True justice demands impartiality: assess the bleeding man first, verify claims second. Prioritizing narrative protection over emergency response betrays the ethical core of policing.

Why DEI Fails and Divides

DEI ideology promises equity but delivers division. It judges people by group averages, historical grievances, or statistical disparities rather than character, actions, or unique circumstances. It assumes collective guilt or innocence based on ancestry, turning society into competing tribes.

Racism, antisemitism, and other group-based hatreds thrive under this model because they share the same foundational error: devaluing the individual in favor of the category.

Far from solving racism, DEI reframes it. It does not eradicate prejudice; it reallocates it. Policies that pressure officers to hesitate when a minority accuses a white person of racism create predictable biases. They erode public confidence, fuel resentment, and, as seen in Southampton, cost lives.
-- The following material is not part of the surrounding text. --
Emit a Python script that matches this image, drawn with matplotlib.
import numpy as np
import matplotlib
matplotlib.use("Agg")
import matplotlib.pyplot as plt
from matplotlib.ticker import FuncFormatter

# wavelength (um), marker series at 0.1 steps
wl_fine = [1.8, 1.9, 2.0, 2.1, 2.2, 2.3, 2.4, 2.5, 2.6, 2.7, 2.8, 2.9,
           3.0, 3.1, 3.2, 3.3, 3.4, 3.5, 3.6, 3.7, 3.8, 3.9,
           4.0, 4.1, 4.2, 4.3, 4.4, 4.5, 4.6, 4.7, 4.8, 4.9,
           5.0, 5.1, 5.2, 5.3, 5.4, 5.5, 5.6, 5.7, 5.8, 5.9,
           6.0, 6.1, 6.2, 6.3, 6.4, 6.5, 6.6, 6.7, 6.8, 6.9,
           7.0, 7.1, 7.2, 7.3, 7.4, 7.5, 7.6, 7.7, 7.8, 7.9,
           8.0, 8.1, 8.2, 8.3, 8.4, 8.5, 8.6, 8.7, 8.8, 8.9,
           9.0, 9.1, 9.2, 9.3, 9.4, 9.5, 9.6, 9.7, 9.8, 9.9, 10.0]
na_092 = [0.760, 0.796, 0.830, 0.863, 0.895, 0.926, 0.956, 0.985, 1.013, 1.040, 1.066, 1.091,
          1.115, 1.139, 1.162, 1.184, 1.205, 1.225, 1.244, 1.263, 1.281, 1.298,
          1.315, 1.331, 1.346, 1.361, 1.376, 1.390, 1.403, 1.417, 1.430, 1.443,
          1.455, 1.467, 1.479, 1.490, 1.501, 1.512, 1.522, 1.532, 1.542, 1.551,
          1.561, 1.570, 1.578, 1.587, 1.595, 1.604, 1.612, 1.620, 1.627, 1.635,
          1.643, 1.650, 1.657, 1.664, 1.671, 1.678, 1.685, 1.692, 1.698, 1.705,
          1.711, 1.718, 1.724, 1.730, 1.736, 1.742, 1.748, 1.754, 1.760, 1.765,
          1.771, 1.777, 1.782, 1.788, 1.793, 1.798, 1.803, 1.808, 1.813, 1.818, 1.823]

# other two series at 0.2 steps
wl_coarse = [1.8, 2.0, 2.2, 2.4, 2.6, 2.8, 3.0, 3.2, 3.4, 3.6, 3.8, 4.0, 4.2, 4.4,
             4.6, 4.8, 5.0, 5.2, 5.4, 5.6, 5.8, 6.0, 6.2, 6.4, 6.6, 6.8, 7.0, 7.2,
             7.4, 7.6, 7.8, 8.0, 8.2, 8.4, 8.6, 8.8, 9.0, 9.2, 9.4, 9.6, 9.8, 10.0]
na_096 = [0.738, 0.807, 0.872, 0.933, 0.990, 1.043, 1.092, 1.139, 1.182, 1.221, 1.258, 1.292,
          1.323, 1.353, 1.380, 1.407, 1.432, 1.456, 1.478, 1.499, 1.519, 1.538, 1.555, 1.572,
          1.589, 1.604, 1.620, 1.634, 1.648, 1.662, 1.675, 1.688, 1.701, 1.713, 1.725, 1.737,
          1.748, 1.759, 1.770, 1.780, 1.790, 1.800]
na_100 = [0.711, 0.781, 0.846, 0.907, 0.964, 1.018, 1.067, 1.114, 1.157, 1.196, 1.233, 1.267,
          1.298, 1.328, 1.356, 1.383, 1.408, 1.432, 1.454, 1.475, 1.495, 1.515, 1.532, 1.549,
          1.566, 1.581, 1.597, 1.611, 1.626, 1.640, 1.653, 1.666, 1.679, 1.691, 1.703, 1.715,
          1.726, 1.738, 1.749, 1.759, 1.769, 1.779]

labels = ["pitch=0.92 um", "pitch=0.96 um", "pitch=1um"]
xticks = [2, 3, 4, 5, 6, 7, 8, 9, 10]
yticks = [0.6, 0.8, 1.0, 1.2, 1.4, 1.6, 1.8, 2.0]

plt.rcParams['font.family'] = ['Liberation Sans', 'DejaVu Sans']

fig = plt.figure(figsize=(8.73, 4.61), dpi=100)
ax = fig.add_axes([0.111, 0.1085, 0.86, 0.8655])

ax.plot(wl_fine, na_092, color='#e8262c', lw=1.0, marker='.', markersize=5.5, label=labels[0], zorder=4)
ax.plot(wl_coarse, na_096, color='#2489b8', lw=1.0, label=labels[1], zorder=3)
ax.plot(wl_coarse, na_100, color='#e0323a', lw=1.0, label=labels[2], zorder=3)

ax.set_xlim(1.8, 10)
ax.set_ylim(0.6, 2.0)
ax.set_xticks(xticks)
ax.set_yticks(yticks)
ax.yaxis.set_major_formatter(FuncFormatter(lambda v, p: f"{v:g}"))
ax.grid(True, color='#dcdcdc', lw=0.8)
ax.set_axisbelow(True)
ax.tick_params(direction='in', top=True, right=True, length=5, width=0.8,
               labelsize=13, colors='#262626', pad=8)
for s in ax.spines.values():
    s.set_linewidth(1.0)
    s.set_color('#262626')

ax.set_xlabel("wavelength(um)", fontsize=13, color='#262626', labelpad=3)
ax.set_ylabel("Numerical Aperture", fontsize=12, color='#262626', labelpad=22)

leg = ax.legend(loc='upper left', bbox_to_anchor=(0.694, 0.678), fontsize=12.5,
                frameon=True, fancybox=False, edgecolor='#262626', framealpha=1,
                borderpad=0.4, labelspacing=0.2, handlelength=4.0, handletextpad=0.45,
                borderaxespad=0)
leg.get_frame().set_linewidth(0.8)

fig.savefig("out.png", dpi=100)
Protests following Nowak's case highlighted widespread frustration with this "two-tier policing," where equal protection under the law gives way to identity-based calculus.

Ethical Individualism: The Path Forward

The only durable solution is Ethical Individualism—the philosophy at the heart of the Center for Human Equality's mission. Ethical Individualism insists that we judge every human being by their unique individuality, not their group affiliations. It rejects collective guilt, group rights that supersede individual rights, and any moral framework that sorts people into oppressor or victim boxes based on immutable traits like skin color.

This approach echoes Martin Luther King Jr.'s dream: judging people "not by the color of their skin but by the content of their character."

It demands that police, courts, and societies respond first to the concrete reality of the suffering individual—Henry Nowak bleeding on the ground—without filtering through racial narratives. It dismantles the intellectual scaffolding of DEI by affirming that racism is wrong precisely because it judges groups rather than persons.

The same principle applies universally: to antisemitism, anti-white bias, or any other form of group condemnation. Ethical Individualism is not color-blind naivety; it is moral clarity. It allows recognition of cultural or statistical patterns where relevant to policy (e.g., knife crime trends) while forbidding their use to prejudge any single person. It builds social cohesion by restoring trust in impartial institutions.

Every country grappling with diversity—Britain, the United States, or elsewhere—must choose: tribal division via group judgment or unified humanity via individual dignity.A Call to Reject GroupismThe world has witnessed enough evidence that DEI-style groupism solves nothing and harms many.

The death of Henry Nowak should serve as a wake-up call. British authorities must investigate not just this incident but the ideological capture that enabled it. Globally, we must abandon systems that change the color of racism and embrace Ethical Individualism as the ethical foundation for equality.

At the Center for Human Equality, we urge policymakers, educators, and citizens to champion this shift. Treat every person as a unique individual with unalienable rights. Reject group-based moral hierarchies.

Only then can we build societies where no young man—regardless of background—dies because authorities cared more about narrative than his life. Henry Nowak deserved better. Every individual does. Ethical Individualism honors that truth.